The way that the BJP government has projected the Citizenship Amendment Bill is as a measure to protect certain foreign communities because of external persecution. But the Indian states in which this issue is the most relevant, the states of the Northeast, have a problem not just with immigrants of any particular religion but all immigration, including that by Hindus. This is why they have been protesting the passage of the CAB. This is not fully understood by the rest of the country, which thinks this is a communal problem. It is not at root, but is being made out to be by the government.
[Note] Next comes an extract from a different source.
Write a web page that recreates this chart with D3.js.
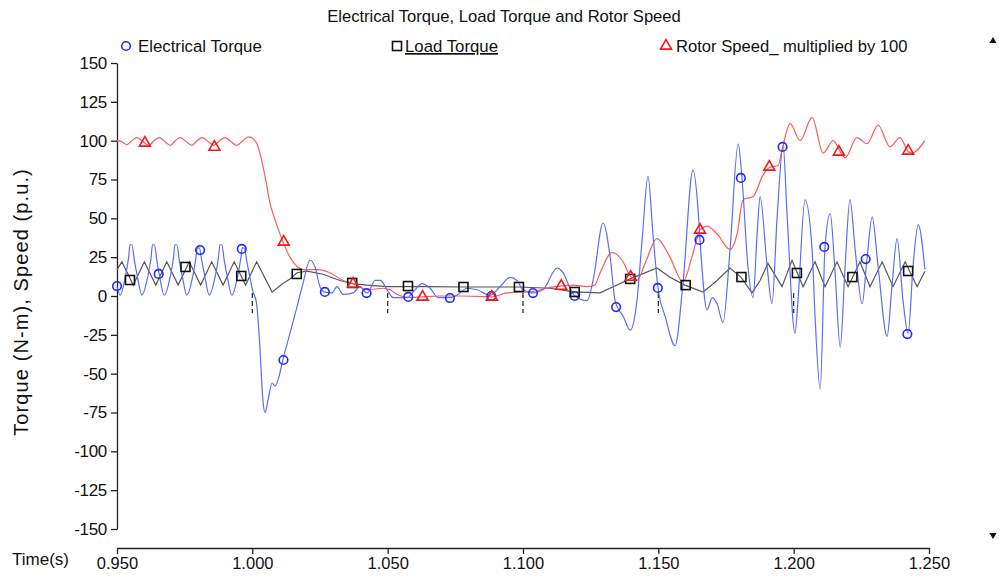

The National Register of Citizens, which finished its work a few weeks ago because of a push by the Assam BJP, is now being rejected by the same Assam BJP. They say that the 19 lakh people who have been excluded from the list must be given another chance to prove their citizenship. Why? Because the majority of those who have been excluded, to the surprise of the BJP, are actually Hindus who do not have the documentation that is being demanded.

The Citizenship Amendment Bill offers these people cover and will only specifically exclude Muslims. If a non-Muslim cannot provide the documents under the NRC, they will be given asylum under the CAB. The Muslims, including children and old people, will be jailed. But the Northeast does not want this solution that the BJP has given and it has become clear that it has not been fully thought through.

It is difficult to see this as anything other than a self-inflicted problem. It is true that the roots of the NRC are in an agreement arrived at by Rajiv Gandhi with the Assamese government many decades ago. But the current crisis is the product purely of the BJP’s majoritarian and anti-Muslim focus. Like in the UK, this focus will produce side effects that are not anticipated and might not be wanted.